Özet olarak şunu belirtmeliyim ki her şeyin yarımı zarar vericidir. Yarım usta evi yıkar yarım hoca dini yıkar atasözlerinde olduğu gibi devlet artık anayasasında değiştirilmez ilke olarak yazan laiklik özelliğine mutlaka kavuşmalıdır.
Bu ülke, Müslüman olmayanların vergilerinden din adamına maaş veren , zorunlu din dersi okutan ülke olmaktan çıkmalıdır... Yani düşünebiliyormusunuz devlet olarak dinde zorlama yoktur diyoruz sonra ZORUNLU din dersi veriyoruz. Batılı ülkelerde olduğu gibi herkes ödediği vergi ile orantılı kendi dini ihtiyaçları için bedel ödemeli, okullarda da din dersi zorunluluktan çıkarılıp seçmeli hale getirilmelidir. Din ile ilgili bilgiler seçmeli derste verilerek ailelerin merdiven altlarında kuran kursuna çocuk yollamaları sona ermelidir. Devletin artık kendine çıvaldız batırma zamanı gelmiştir.

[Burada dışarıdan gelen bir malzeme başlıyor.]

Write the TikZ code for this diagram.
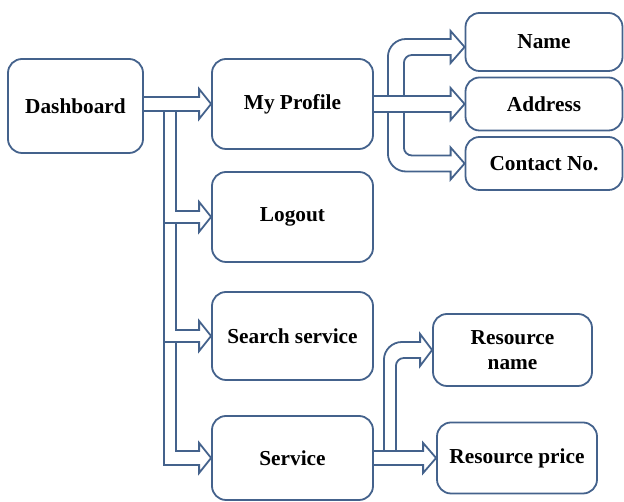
\documentclass[tikz,border=0pt]{standalone}
\usepackage{fontspec}
\setmainfont{Liberation Serif}
\usetikzlibrary{calc}
\definecolor{edge}{RGB}{68,98,140}
\tikzset{
  box/.style={draw=edge, line width=1.8pt, rounded corners=14pt, fill=white,
    inner sep=0pt, align=center, font=\bfseries\fontsize{21.3}{25}\selectfont},
  blk/.style={draw=edge, line width=1.8pt, line join=miter}
}
\begin{document}
\begin{tikzpicture}[x=1pt,y=1pt]
\useasboundingbox (0,0) rectangle (624,502);
% nodes
\node[box, minimum width=135pt, minimum height=94pt] (dash) at (75.5,396) {Dashboard};
\node[box, minimum width=161pt, minimum height=90pt] (prof) at (292.5,398) {My Profile};
\node[box, minimum width=161pt, minimum height=90pt] (logout) at (292.5,285) {Logout};
\node[box, minimum width=161pt, minimum height=88pt] (search) at (292.5,166) {Search service};
\node[box, minimum width=161pt, minimum height=84pt] (service) at (292.5,44) {Service};
\node[box, minimum width=157pt, minimum height=58pt] (name) at (544,460) {Name};
\node[box, minimum width=157pt, minimum height=53pt] (addr) at (544,398) {Address};
\node[box, minimum width=157pt, minimum height=53pt] (contact) at (544,338.5) {Contact No.};
\node[box, minimum width=159pt, minimum height=72pt] (rname) at (512.5,152) {Resource\\name};
\node[box, minimum width=160pt, minimum height=71pt] (rprice) at (517,44) {Resource price};

% Dashboard -> My Profile
\coordinate (m0) at (dash.east |- prof.west);
\draw[blk] ($(m0)+(0,7)$) -- ($(prof.west)+(-12,7)$) -- ($(prof.west)+(-12,15)$) -- (prof.west)
  -- ($(prof.west)+(-12,-15)$) -- ($(prof.west)+(-12,-7)$) -- ($(m0)+(0,-7)$);

% trunk
\coordinate (tO) at ($(m0)+(20,-7)$);
\coordinate (tI) at ($(m0)+(32,-7)$);
\coordinate (lgA) at ($(logout.west)+(-12,6)$);
\coordinate (lgB) at ($(logout.west)+(-12,-6)$);
\coordinate (srA) at ($(search.west)+(-12,6)$);
\coordinate (srB) at ($(search.west)+(-12,-6)$);
\coordinate (svA) at ($(service.west)+(-12,7)$);
\coordinate (svB) at ($(service.west)+(-12,-7)$);
\draw[blk] (tI) -- (tI |- lgA) -- (lgA) -- ($(logout.west)+(-12,15)$) -- (logout.west)
  -- ($(logout.west)+(-12,-15)$) -- (lgB) -- (tO |- lgB);
\draw[blk] (tI |- lgB) -- (tI |- srA) -- (srA) -- ($(search.west)+(-12,15)$) -- (search.west)
  -- ($(search.west)+(-12,-15)$) -- (srB) -- (tO |- srB);
\draw[blk] (tI |- srB) -- (tI |- svA) -- (svA) -- ($(service.west)+(-12,15)$) -- (service.west)
  -- ($(service.west)+(-12,-15)$) -- (svB) -- (tO |- svB) -- (tO);

% My Profile -> Address
\draw[blk] ($(prof.east)+(0,8)$) -- ($(addr.west)+(-14,8)$) -- ($(addr.west)+(-14,16)$) -- (addr.west)
  -- ($(addr.west)+(-14,-16)$) -- ($(addr.west)+(-14,-8)$) -- ($(prof.east)+(0,-8)$);
% My Profile -> Name
\coordinate (nT) at ($(name.west)+(0,-5)$);
\draw[blk] ($(prof.east)+(14,8)$) -- ($(prof.east |- nT)+(14,-10)$) arc[start angle=180,end angle=90,radius=18pt]
  -- ($(nT)+(-14,8)$) -- ($(nT)+(-14,16)$) -- (nT) -- ($(nT)+(-14,-16)$) -- ($(nT)+(-14,-8)$)
  -- ($(prof.east |- nT)+(38,-8)$) arc[start angle=90,end angle=180,radius=8pt]
  -- ($(prof.east)+(30,8)$);
% My Profile -> Contact No.
\coordinate (cT) at (contact.west);
\draw[blk] ($(prof.east)+(14,-8)$) -- ($(prof.east |- cT)+(14,10)$) arc[start angle=180,end angle=270,radius=18pt]
  -- ($(cT)+(-14,-8)$) -- ($(cT)+(-14,-16)$) -- (cT) -- ($(cT)+(-14,16)$) -- ($(cT)+(-14,8)$)
  -- ($(prof.east |- cT)+(38,8)$) arc[start angle=270,end angle=180,radius=8pt]
  -- ($(prof.east)+(30,-8)$);

% Service -> Resource price
\draw[blk] ($(service.east)+(0,7)$) -- ($(rprice.west)+(-13,7)$) -- ($(rprice.west)+(-13,15)$) -- (rprice.west)
  -- ($(rprice.west)+(-13,-15)$) -- ($(rprice.west)+(-13,-7)$) -- ($(service.east)+(0,-7)$);
% Service -> Resource name
\draw[blk] ($(service.east)+(10,7)$) -- ($(service.east |- rname.west)+(10,-10)$) arc[start angle=180,end angle=90,radius=18pt]
  -- ($(rname.west)+(-12,8)$) -- ($(rname.west)+(-12,16)$) -- (rname.west) -- ($(rname.west)+(-12,-16)$)
  -- ($(rname.west)+(-12,-8)$) -- ($(service.east |- rname.west)+(30,-8)$) arc[start angle=90,end angle=180,radius=8pt]
  -- ($(service.east)+(22,7)$);
\end{tikzpicture}
\end{document}
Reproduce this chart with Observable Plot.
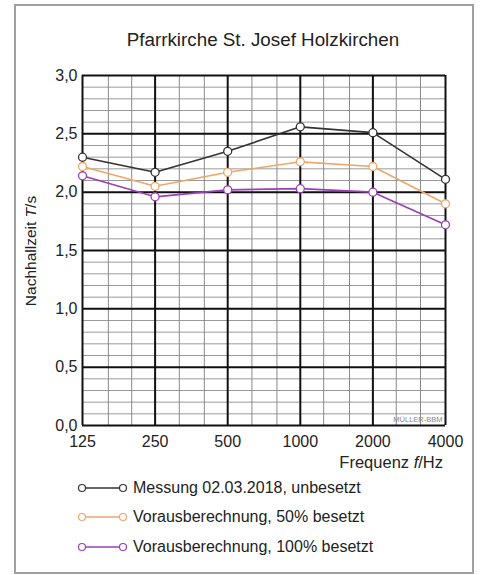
<!DOCTYPE html>
<html><head><meta charset="utf-8">
<script src="https://cdn.jsdelivr.net/npm/d3@7"></script>
<script src="https://cdn.jsdelivr.net/npm/@observablehq/plot@0.6"></script>
<style>
body{margin:0;background:#fff;font-family:"Liberation Sans",Arial,sans-serif;color:#222;}
#wrap{position:relative;width:482px;height:575px;overflow:hidden;}
#frame{position:absolute;left:14px;top:4px;width:456px;height:566px;border:2px solid #a0a0a0;}
#title{position:absolute;left:0;width:526px;top:29px;text-align:center;font-size:18.8px;line-height:22px;}
#chart{position:absolute;left:0;top:0;}
#ylab{position:absolute;left:31px;top:251px;transform:translate(-50%,-50%) rotate(-90deg);font-size:15.5px;white-space:nowrap;}
#xlab{position:absolute;right:39px;top:452px;font-size:16.5px;line-height:20px;white-space:nowrap;}
.leg{position:absolute;left:76px;font-size:16px;line-height:20px;white-space:nowrap;display:flex;align-items:center;}
.leg svg{margin-right:5px;}
</style></head>
<body><div id="wrap">
<div id="frame"></div>
<div id="chart"></div>
<div id="title">Pfarrkirche St. Josef Holzkirchen</div>
<div id="ylab">Nachhallzeit <i>T</i>/s</div>
<div id="xlab">Frequenz <i>f</i>/Hz</div>
<div id="legend"></div>
</div>
<script>
const freqs = [125, 250, 500, 1000, 2000, 4000];
const thirdOctaves = [160, 200, 315, 400, 630, 800, 1250, 1600, 2500, 3150];
const messung = [2.30, 2.17, 2.35, 2.56, 2.51, 2.11];
const voraus50 = [2.22, 2.05, 2.17, 2.26, 2.22, 1.90];
const voraus100 = [2.14, 1.96, 2.02, 2.03, 2.00, 1.72];
const yMajor = [0, 0.5, 1, 1.5, 2, 2.5, 3];
const yMinor = d3.range(0, 30).map(i => i / 10).filter(v => Math.round(v * 10) % 5 !== 0);
const seriesNames = ["Messung 02.03.2018, unbesetzt", "Vorausberechnung, 50% besetzt", "Vorausberechnung, 100% besetzt"];
const seriesColors = ["#333333", "#eea66a", "#9a3fb8"];
const seriesValues = [messung, voraus50, voraus100];

const rows = seriesValues.flatMap((vals, s) => vals.map((v, i) => ({f: freqs[i], t: v, s: seriesNames[s]})));
const colorScale = {domain: seriesNames, range: seriesColors};

const chart = Plot.plot({
  width: 482, height: 470,
  marginTop: 75, marginBottom: 45, marginLeft: 82, marginRight: 37,
  style: {fontFamily: '"Liberation Sans", Arial, sans-serif', fontSize: "16px", color: "#222", background: "transparent"},
  x: {type: "log", base: 2, domain: [125, 4000], ticks: freqs, tickFormat: d => String(d), tickSize: 0, tickPadding: 10, label: null},
  y: {domain: [0, 3], ticks: yMajor, tickFormat: d => d.toFixed(1).replace(".", ","), tickSize: 0, tickPadding: 5, label: null},
  color: colorScale,
  marks: [
    Plot.ruleY(yMinor, {stroke: "#9a9a9a", strokeWidth: 1}),
    Plot.ruleX(thirdOctaves, {stroke: "#8a8a8a", strokeWidth: 1}),
    Plot.ruleY(yMajor, {stroke: "#111", strokeWidth: 2}),
    Plot.ruleX(freqs, {stroke: "#111", strokeWidth: 2}),
    Plot.text(["MÜLLER-BBM"], {frameAnchor: "bottom-right", dx: -3, dy: -4, fontSize: 7.5, fill: "#888", textAnchor: "end"}),
    Plot.line(rows, {x: "f", y: "t", z: "s", stroke: "s", strokeWidth: 1.6}),
    Plot.dot(rows, {x: "f", y: "t", stroke: "s", fill: "white", r: 4, strokeWidth: 1.3})
  ]
});
document.getElementById("chart").appendChild(chart);

const legendY = [488, 517, 547];
const legend = document.getElementById("legend");
seriesNames.forEach((name, i) => {
  const div = document.createElement("div");
  div.className = "leg";
  div.style.top = (legendY[i] - 10) + "px";
  div.innerHTML = `<svg width="52" height="20"><line x1="6" y1="10" x2="47" y2="10" stroke="${seriesColors[i]}" stroke-width="1.6"/><circle cx="6" cy="10" r="3.5" fill="white" stroke="${seriesColors[i]}" stroke-width="1.2"/><circle cx="47" cy="10" r="3.5" fill="white" stroke="${seriesColors[i]}" stroke-width="1.2"/></svg><span>${name}</span>`;
  legend.appendChild(div);
});
</script>
</body></html>
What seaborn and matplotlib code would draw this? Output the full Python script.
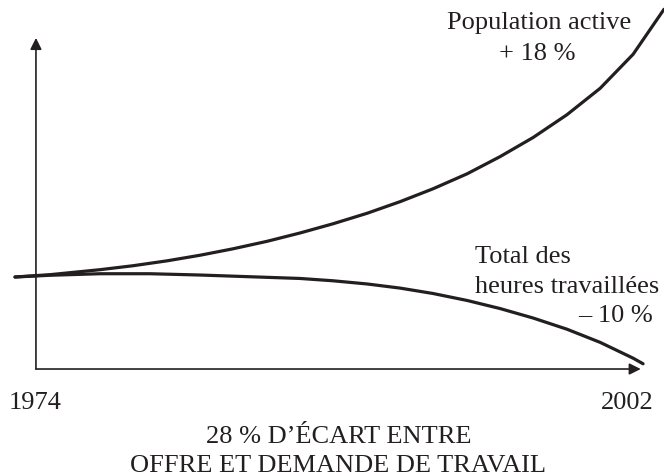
import matplotlib
matplotlib.use("Agg")
import matplotlib.pyplot as plt
import seaborn as sns
import pandas as pd

# values: year vs. % change from 1974 (schematic)
pop_years = [1973.01, 1974.66, 1977.03, 1978.59, 1980.20, 1981.76, 1983.32, 1984.93,
             1986.49, 1988.05, 1989.66, 1991.22, 1992.78, 1994.39, 1995.95, 1997.51,
             1999.11, 2000.68, 2002.24, 2003.70]
pop_values = [0.0, 0.27, 0.85, 1.31, 1.88, 2.53, 3.28, 4.15,
              5.12, 6.19, 7.41, 8.76, 10.26, 12.00, 14.00, 16.22,
              18.87, 21.94, 25.90, 31.13]

hours_years = [1973.01, 1974.66, 1977.03, 1979.39, 1981.76, 1984.12, 1986.49, 1988.05,
               1989.66, 1991.22, 1992.78, 1994.39, 1995.95, 1997.51, 1999.11, 2000.68,
               2002.24, 2002.71]
hours_values = [0.0, 0.20, 0.38, 0.38, 0.23, 0.03, -0.17, -0.44,
                -0.81, -1.29, -1.92, -2.73, -3.67, -4.77, -6.07, -7.60,
                -9.44, -10.09]

year_labels = ["1974", "2002"]
year_ticks = [1974, 2002]

pop = pd.DataFrame({"annee": pop_years, "val": pop_values})
hours = pd.DataFrame({"annee": hours_years, "val": hours_values})

sns.set_style("white")
plt.rcParams['font.family'] = ['Liberation Serif', 'DejaVu Serif']

ink = "#231f20"
fig = plt.figure(figsize=(6.64, 4.76), dpi=100)
ax = fig.add_axes([0, 0, 1, 1])

sns.lineplot(data=pop, x="annee", y="val", ax=ax, color=ink, lw=2.3, sort=False)
sns.lineplot(data=hours, x="annee", y="val", ax=ax, color=ink, lw=2.3, sort=False)

ax.set_xlim(1972.30, 2003.70)
ax.set_ylim(-23.14, 32.21)
ax.axis("off")

# axes drawn as arrows
y0 = -10.7
ax.annotate("", xy=(1974, 27.8), xytext=(1974, y0),
            arrowprops=dict(arrowstyle="-|>", color=ink, lw=1.2,
                            mutation_scale=17, shrinkA=0, shrinkB=0))
ax.annotate("", xy=(2002.6, y0), xytext=(1974, y0),
            arrowprops=dict(arrowstyle="-|>", color=ink, lw=1.2,
                            mutation_scale=17, shrinkA=0, shrinkB=0))

fs = 19
for t, lab in zip(year_ticks, year_labels):
    ax.text(t - 0.05, -15.4, lab, ha="center", va="baseline", fontsize=fs, color=ink)

ax.text(1997.8, 28.84, "Population active", ha="center", va="baseline",
        fontsize=fs, color=ink)
ax.text(1997.7, 25.2, "+ 18 %", ha="center", va="baseline",
        fontsize=fs, color=ink)

ax.text(1994.77, 1.63, "Total des", ha="left", va="baseline", fontsize=fs, color=ink)
ax.text(1994.77, -1.86, "heures travaillées", ha="left", va="baseline",
        fontsize=fs, color=ink)
ax.text(2003.19, -5.23, "– 10 %", ha="right", va="baseline", fontsize=fs, color=ink)

ax.text(1988.3, -19.3, "28 % D’ÉCART ENTRE", ha="center", va="baseline",
        fontsize=fs, color=ink)
ax.text(1988.3, -22.7, "OFFRE ET DEMANDE DE TRAVAIL", ha="center", va="baseline",
        fontsize=fs, color=ink)

fig.savefig("out.png", dpi=100)
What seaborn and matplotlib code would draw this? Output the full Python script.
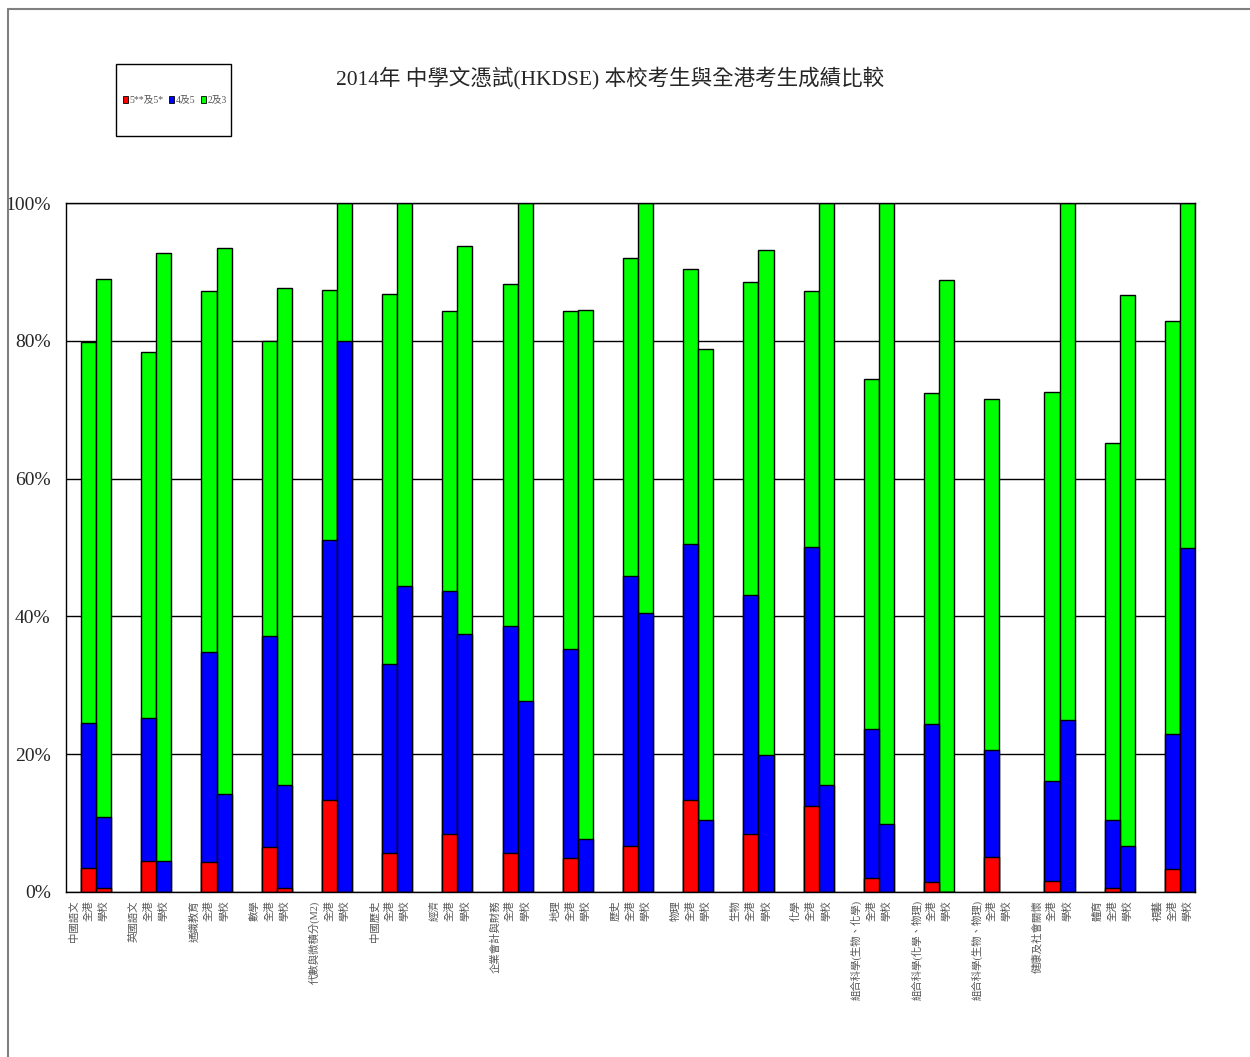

Laik bir eğitim sistemi için köy enstitülerinin yeri önemliydi. Laik bir devletten uzaklaşmanın yolu İmam Hatip Liseleri ile başlamıştır.. Cumhuriyetin temel niteliklerinden yana tavır koyma zamanı gelmiştir. Yarın geç olabilir. Çünkü laikliği tekrar yorumlayalım gibi söylemler gündeme gelebilmiştir.